Original data and the clustering results of two methods (i.e., our AMKTC and the second best competitor CAGL) are visualized on ORL and DC datasets in Fig. 5. First, the clustering results of AMKTC and CAGL can clearly achieve the better structure distribution than the original data in both datasets. In addition, although the different color points of CAGL in Fig. 5b and e have the scattered structure distribution, it still exists some incorrect cluster partitions compared to our method. While in contrast, Fig. 5c and f of AMKTC only has a fewer wrong partitions than the second best competitor CAGL. Especially as mentioned in Fig. 5f, there is just a little bit of wrong partitions. This phenomenon demonstrates that our method has good extendibility of partition for different datasets.

Convergence

In this section, we evaluate the convergence of the proposed AMKTC method on seven datasets (i.e., AR, BA, CIFAR-10, COIL-20, ORL and Yale), and then the results are shown in Fig. 6. Obviously, the iterator algorithm converges rapidly till to the stable point, even some of which meet the stop criterion within just eight epochs.

Conclusion

In this paper, a novel multiple kernel subspace clustering method, namely AMKTC, is proposed to address the challenging problems of capturing high-order correlations hidden in the different base kernels.
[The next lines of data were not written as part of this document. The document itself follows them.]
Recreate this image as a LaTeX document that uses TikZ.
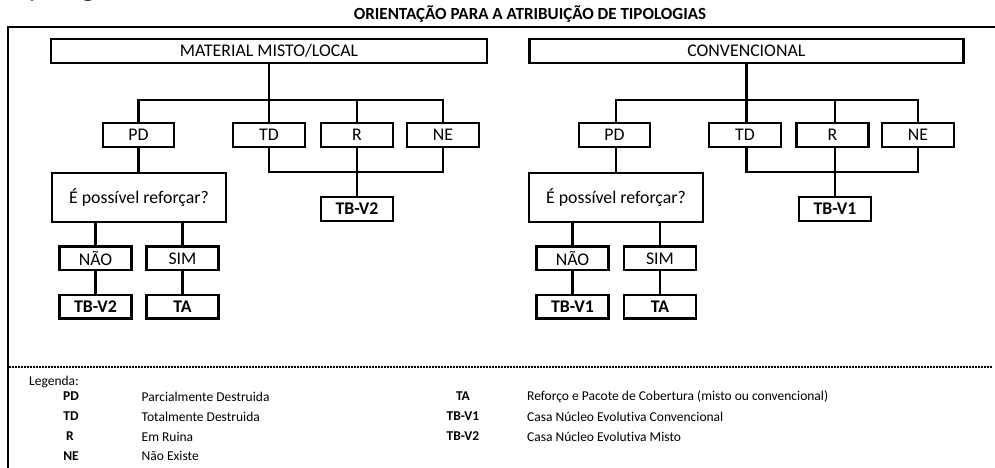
\documentclass[tikz,border=0pt]{standalone}
\usepackage{fontspec}
\setmainfont{Carlito}[Ligatures={NoCommon}]
\begin{document}
\begin{tikzpicture}[x=1pt,y=-1pt,
  box/.style={draw=black,line width=2.4pt,inner sep=0pt,font=\fontsize{17.8}{20}\selectfont},
  tbox/.style={box,font=\fontsize{17.8}{20}\selectfont\bfseries},
  wire/.style={draw=black,line width=2.1pt},
  lg/.style={font=\fontsize{13.5}{15}\selectfont,inner sep=0pt},
  lgb/.style={font=\fontsize{13.5}{15}\selectfont\bfseries,inner sep=0pt}]
\useasboundingbox (0,0) rectangle (995,468);
\begin{scope}
\clip (0,0) rectangle (995,468);
\node[anchor=base west,inner sep=0pt,text=black!85,font=\fontsize{29}{30}\selectfont] (head) at (8,-3) {Tipologias};
\end{scope}
\node[font=\fontsize{17}{19}\selectfont\bfseries,inner sep=0pt] (title) at (530,14) {ORIENTAÇÃO PARA A ATRIBUIÇÃO DE TIPOLOGIAS};
% frame
\draw[line width=2pt] (8,468) -- (8,27) -- (995,27);
\draw[line width=1.5pt,dash pattern=on 1.5pt off 1.5pt] (9,367) -- (993,367);
% left tree
\node[box,minimum width=436pt,minimum height=24pt] (mml) at (269,51) {MATERIAL MISTO/LOCAL};
\node[box,minimum width=71pt,minimum height=23.5pt] (pd1) at (138.5,135) {PD};
\node[box,minimum width=72pt,minimum height=23.5pt] (td1) at (269,135) {TD};
\node[box,minimum width=72pt,minimum height=23.5pt] (r1) at (357,135) {R};
\node[box,minimum width=72pt,minimum height=23.5pt] (ne1) at (443,135) {NE};
\node[tbox,minimum width=72pt,minimum height=24pt] (tb2a) at (357,209) {TB-V2};
\node[box,minimum width=174pt,minimum height=49pt] (q1) at (139,197.2) {É possível reforçar?};
\node[box,minimum width=72pt,minimum height=23.5pt] (nao1) at (95.5,258.3) {NÃO};
\node[box,minimum width=72pt,minimum height=23.5pt] (sim1) at (182.5,258.3) {SIM};
\node[tbox,minimum width=72pt,minimum height=23.5pt] (tb2b) at (95.5,306.7) {TB-V2};
\node[tbox,minimum width=72pt,minimum height=23.5pt] (ta1) at (182.5,306.7) {TA};
\coordinate (ja) at (269,100);
\coordinate (jb) at (269,172);
\draw[wire] (mml.south) -- (mml.south |- ja);
\draw[wire] (pd1.north) -- (pd1.north |- ja) -- (ne1.north |- ja) -- (ne1.north);
\draw[wire] (td1.north) -- (td1.north |- ja);
\draw[wire] (r1.north) -- (r1.north |- ja);
\draw[wire] (td1.south) -- (td1.south |- jb) -- (ne1.south |- jb) -- (ne1.south);
\draw[wire] (r1.south) -- (tb2a.north);
\draw[wire] (pd1.south) -- (pd1.south |- q1.north);
\draw[wire] (nao1.north |- q1.south) -- (nao1.north);
\draw[wire] (sim1.north |- q1.south) -- (sim1.north);
\draw[wire] (nao1.south) -- (tb2b.north);
\draw[wire] (sim1.south) -- (ta1.north);
% right tree
\node[box,minimum width=434pt,minimum height=24pt] (conv) at (746.3,51) {CONVENCIONAL};
\node[box,minimum width=71pt,minimum height=23.5pt] (pd2) at (614.5,135) {PD};
\node[box,minimum width=72pt,minimum height=23.5pt] (td2) at (745,135) {TD};
\node[box,minimum width=72pt,minimum height=23.5pt] (r2) at (832.5,135) {R};
\node[box,minimum width=72pt,minimum height=23.5pt] (ne2) at (918,135) {NE};
\node[tbox,minimum width=72pt,minimum height=23.5pt] (tb1a) at (835,209) {TB-V1};
\node[box,minimum width=174pt,minimum height=49pt] (q2) at (616,197.2) {É possível reforçar?};
\node[box,minimum width=72pt,minimum height=23.5pt] (nao2) at (572.5,258.3) {NÃO};
\node[box,minimum width=72pt,minimum height=23.5pt] (sim2) at (660,258.3) {SIM};
\node[tbox,minimum width=72pt,minimum height=23.5pt] (tb1b) at (572.5,306.7) {TB-V1};
\node[tbox,minimum width=72pt,minimum height=23.5pt] (ta2) at (660,306.7) {TA};
\coordinate (jc) at (746.5,100);
\coordinate (jd) at (746.5,172.3);
\draw[wire] (conv.south -| jc) -- (jc);
\draw[wire] (pd2.north -| q2.north) -- (q2.north |- jc) -- (ne2.north |- jc) -- (ne2.north);
\draw[wire] (td2.north -| jc) -- (jc);
\draw[wire] (r2.north -| tb1a.north) -- (tb1a.north |- jc);
\draw[wire] (td2.south -| jc) -- (jd) -- (ne2.south |- jd) -- (ne2.south);
\draw[wire] (r2.south -| tb1a.north) -- (tb1a.north);
\draw[wire] (pd2.south -| q2.north) -- (q2.north);
\draw[wire] (nao2.north |- q2.south) -- (nao2.north);
\draw[wire] (sim2.north |- q2.south) -- (sim2.north);
\draw[wire] (nao2.south) -- (tb1b.north);
\draw[wire] (sim2.south) -- (ta2.north);
% legend
\node[lg,anchor=west] (leg) at (29,381.5) {Legenda:};
\node[lgb] (kpd) at (71,396.5) {PD};
\node[lgb] (ktd) at (71,416.5) {TD};
\node[lgb] (kr) at (70,436.5) {R};
\node[lgb] (kne) at (71,455.7) {NE};
\node[lg,anchor=west] (dpd) at (141.5,396.5) {Parcialmente Destruida};
\node[lg,anchor=west] (dtd) at (141.5,416.5) {Totalmente Destruida};
\node[lg,anchor=west] (dr) at (141.5,436.5) {Em Ruina};
\node[lg,anchor=west] (dne) at (141.5,455.7) {Não Existe};
\node[lgb] (kta) at (463,396.5) {TA};
\node[lgb] (kv1) at (463,416.5) {TB-V1};
\node[lgb] (kv2) at (463,436.5) {TB-V2};
\node[lg,anchor=west] (dta) at (527,396.5) {Reforço e Pacote de Cobertura (misto ou convencional)};
\node[lg,anchor=west] (dv1) at (527,416.5) {Casa Núcleo Evolutiva Convencional};
\node[lg,anchor=west] (dv2) at (527,436.5) {Casa Núcleo Evolutiva Misto};
\end{tikzpicture}
\end{document}
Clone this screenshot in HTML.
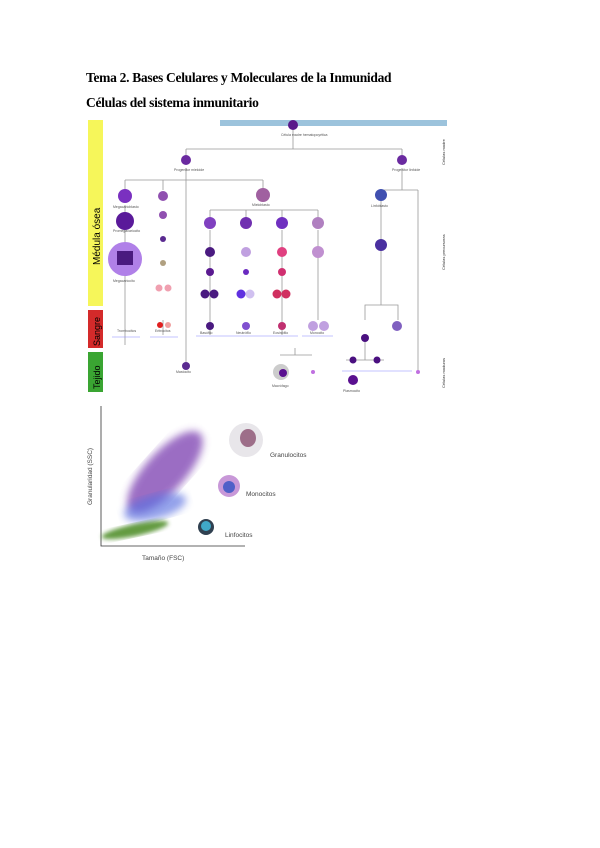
<!DOCTYPE html>
<html><head><meta charset="utf-8"><style>
body{margin:0;background:#fff;width:600px;height:848px;overflow:hidden;position:relative;font-family:"Liberation Serif",serif}
.t{position:absolute;left:86px;font-weight:bold;font-size:13.5px;color:#000;letter-spacing:-0.3px}
svg{position:absolute;left:0;top:0}
</style></head><body>
<div class="t" style="top:70px">Tema 2. Bases Celulares y Moleculares de la Inmunidad</div>
<div class="t" style="top:95px">Células del sistema inmunitario</div>
<svg width="600" height="848" font-family="Liberation Sans, sans-serif">
<rect x="88" y="120" width="15" height="186" fill="#f6f65a"/>
<rect x="88" y="310" width="15" height="38" fill="#d42a2a"/>
<rect x="88" y="352" width="15" height="40" fill="#3aa532"/>
<text transform="translate(100,265) rotate(-90)" font-size="10">Médula ósea</text>
<text transform="translate(100,346) rotate(-90)" font-size="9">Sangre</text>
<text transform="translate(100,389) rotate(-90)" font-size="9">Tejido</text>
<rect x="220" y="120" width="227" height="6" fill="#9cc3dc"/>
<g stroke="#999" stroke-width="0.8" fill="none">
<path d="M186,149 H402 M186,149 V160 M402,149 V160 M293,130 V149"/>
<path d="M125,180 H263 M125,180 V190 M163,180 V190 M263,180 V190 M186,168 V365"/>
<path d="M210,210 H318 M210,210 V218 M246,210 V218 M282,210 V218 M318,210 V218"/>
<path d="M125,205 V345 M163,320 V335 M210,230 V335 M282,230 V335 M318,230 V320"/>
<path d="M381,190 H418 M402,168 V190 M381,190 V250 M418,190 V370 M381,250 V305 H365 V320 M381,305 H398 V320"/>
<path d="M365,335 V360 M346,360 H384 M280,355 H312 M295,348 V355"/>
</g>
<g stroke="#88f" stroke-width="0.6">
<line x1="112" y1="337" x2="140" y2="337"/><line x1="150" y1="337" x2="178" y2="337"/>
<line x1="196" y1="336" x2="298" y2="336"/><line x1="302" y1="336" x2="333" y2="336"/><line x1="342" y1="371" x2="412" y2="371"/>
</g>
<g>
<circle cx="293" cy="125" r="5" fill="#5a1a8a"/>
<circle cx="186" cy="160" r="5" fill="#6a2aa0"/><circle cx="402" cy="160" r="5" fill="#6a2aa0"/>
<circle cx="125" cy="196" r="7" fill="#7a30c0"/><circle cx="125" cy="221" r="9" fill="#5a1a9a"/>
<circle cx="125" cy="259" r="17" fill="#b080e8"/><rect x="117" y="251" width="16" height="14" fill="#4a1a80"/>
<circle cx="163" cy="196" r="5" fill="#9050b0"/><circle cx="163" cy="215" r="4" fill="#9050b0"/>
<circle cx="163" cy="239" r="3" fill="#5a2a90"/><circle cx="163" cy="263" r="3" fill="#b0a080"/>
<circle cx="159" cy="288" r="3.5" fill="#f0a0b0"/><circle cx="168" cy="288" r="3.5" fill="#f0a0b0"/>
<circle cx="160" cy="325" r="3" fill="#e02020"/><circle cx="168" cy="325" r="3" fill="#f0a0a0"/>
<circle cx="263" cy="195" r="7" fill="#a060a0"/>
<circle cx="210" cy="223" r="6" fill="#8040c0"/><circle cx="246" cy="223" r="6" fill="#7030b0"/><circle cx="282" cy="223" r="6" fill="#7030c0"/><circle cx="318" cy="223" r="6" fill="#b080c0"/>
<circle cx="210" cy="252" r="5" fill="#4a1a80"/><circle cx="246" cy="252" r="5" fill="#c0a0e0"/><circle cx="282" cy="252" r="5" fill="#e04080"/><circle cx="318" cy="252" r="6" fill="#c090d0"/>
<circle cx="210" cy="272" r="4" fill="#5a1a90"/><circle cx="246" cy="272" r="3" fill="#6a2ac0"/><circle cx="282" cy="272" r="4" fill="#d03070"/>
<circle cx="205" cy="294" r="4.5" fill="#4a1a80"/><circle cx="214" cy="294" r="4.5" fill="#4a1a80"/>
<circle cx="241" cy="294" r="4.5" fill="#6030e0"/><circle cx="250" cy="294" r="4.5" fill="#d0c0f0"/>
<circle cx="277" cy="294" r="4.5" fill="#d03060"/><circle cx="286" cy="294" r="4.5" fill="#d03060"/>
<circle cx="210" cy="326" r="4" fill="#4a1a80"/><circle cx="246" cy="326" r="4" fill="#8050d0"/><circle cx="282" cy="326" r="4" fill="#c03070"/>
<circle cx="313" cy="326" r="5" fill="#c0a0e0"/><circle cx="324" cy="326" r="5" fill="#c0a0e0"/>
<circle cx="381" cy="195" r="6" fill="#4050b0"/><circle cx="381" cy="245" r="6" fill="#4a30a0"/>
<circle cx="365" cy="338" r="4" fill="#4a1080"/><circle cx="397" cy="326" r="5" fill="#8060c0"/>
<circle cx="353" cy="360" r="3.5" fill="#4a1080"/><circle cx="377" cy="360" r="3.5" fill="#4a1080"/>
<circle cx="353" cy="380" r="5" fill="#5a1090"/><circle cx="186" cy="366" r="4" fill="#5a2a90"/>
<circle cx="281" cy="372" r="8" fill="#ccc"/><circle cx="283" cy="373" r="4" fill="#5a1090"/>
<circle cx="313" cy="372" r="2" fill="#c070e0"/><circle cx="418" cy="372" r="2" fill="#c070e0"/>
</g>
<g font-size="3.5" fill="#555">
<text x="281" y="136">Célula madre hematopoyética</text>
<text x="174" y="171">Progenitor mieloide</text><text x="392" y="171">Progenitor linfoide</text>
<text x="113" y="208">Megacarioblasto</text><text x="113" y="232">Promegacariocito</text><text x="113" y="282">Megacariocito</text>
<text x="252" y="206">Mieloblasto</text><text x="371" y="207">Linfoblasto</text>
<text x="117" y="332">Trombocitos</text><text x="155" y="332">Eritrocitos</text>
<text x="200" y="334">Basófilo</text><text x="236" y="334">Neutrófilo</text><text x="273" y="334">Eosinófilo</text><text x="310" y="334">Monocito</text>
<text x="272" y="387">Macrófago</text><text x="343" y="392">Plasmocito</text><text x="176" y="373">Mastocito</text>
</g>
<g font-size="4" fill="#333">
<text transform="translate(445,165) rotate(-90)">Células madre</text>
<text transform="translate(445,270) rotate(-90)">Células precursoras</text>
<text transform="translate(445,388) rotate(-90)">Células maduras</text>
</g>
<g stroke="#333" stroke-width="0.8" fill="none">
<path d="M101,406 V546 H245"/>
</g>
<defs>
<filter id="b"><feGaussianBlur stdDeviation="4"/></filter>
<filter id="b2"><feGaussianBlur stdDeviation="2"/></filter>
</defs>
<ellipse cx="165" cy="472" rx="20" ry="52" transform="rotate(42 165 472)" fill="#7a3cb0" opacity="0.75" filter="url(#b)"/>
<ellipse cx="155" cy="507" rx="32" ry="12" transform="rotate(-15 155 507)" fill="#5a70e0" opacity="0.65" filter="url(#b)"/>
<ellipse cx="135" cy="530" rx="34" ry="6" transform="rotate(-12 135 530)" fill="#4a8a20" opacity="0.85" filter="url(#b2)"/>
<circle cx="246" cy="440" r="17" fill="#e8e6ea"/><ellipse cx="248" cy="438" rx="8" ry="9" fill="#8a5070" opacity="0.8"/>
<circle cx="229" cy="486" r="11" fill="#c898d8"/><circle cx="229" cy="487" r="6" fill="#5060c8"/>
<circle cx="206" cy="527" r="8" fill="#304050"/><circle cx="206" cy="526" r="5" fill="#40a8c8"/>
<g font-size="6.5" fill="#444">
<text x="270" y="457">Granulocitos</text><text x="246" y="496">Monocitos</text><text x="225" y="537">Linfocitos</text>
<text x="142" y="560">Tamaño (FSC)</text>
<text transform="translate(92,505) rotate(-90)">Granularidad (SSC)</text>
</g>
</svg>
</body></html>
Meanwhile, a non-linear auto-weighted graph fusion scheme is used to learn consensus affinity graph with optimal weights. In AMKTC, we integrate the candidate affinity graph learning, the graph tensor learning and auto-weighted consensus graph learning in a unified objective function, such that consensus affinity graph with optimal weights is learned for clustering. Compared to the state-of-the-art MKC methods, the superior performance of our methods are demonstrated via extensive experimental results. In the future, we will study tensor train and tensor ring to further enhance the representation capability of graph tensor.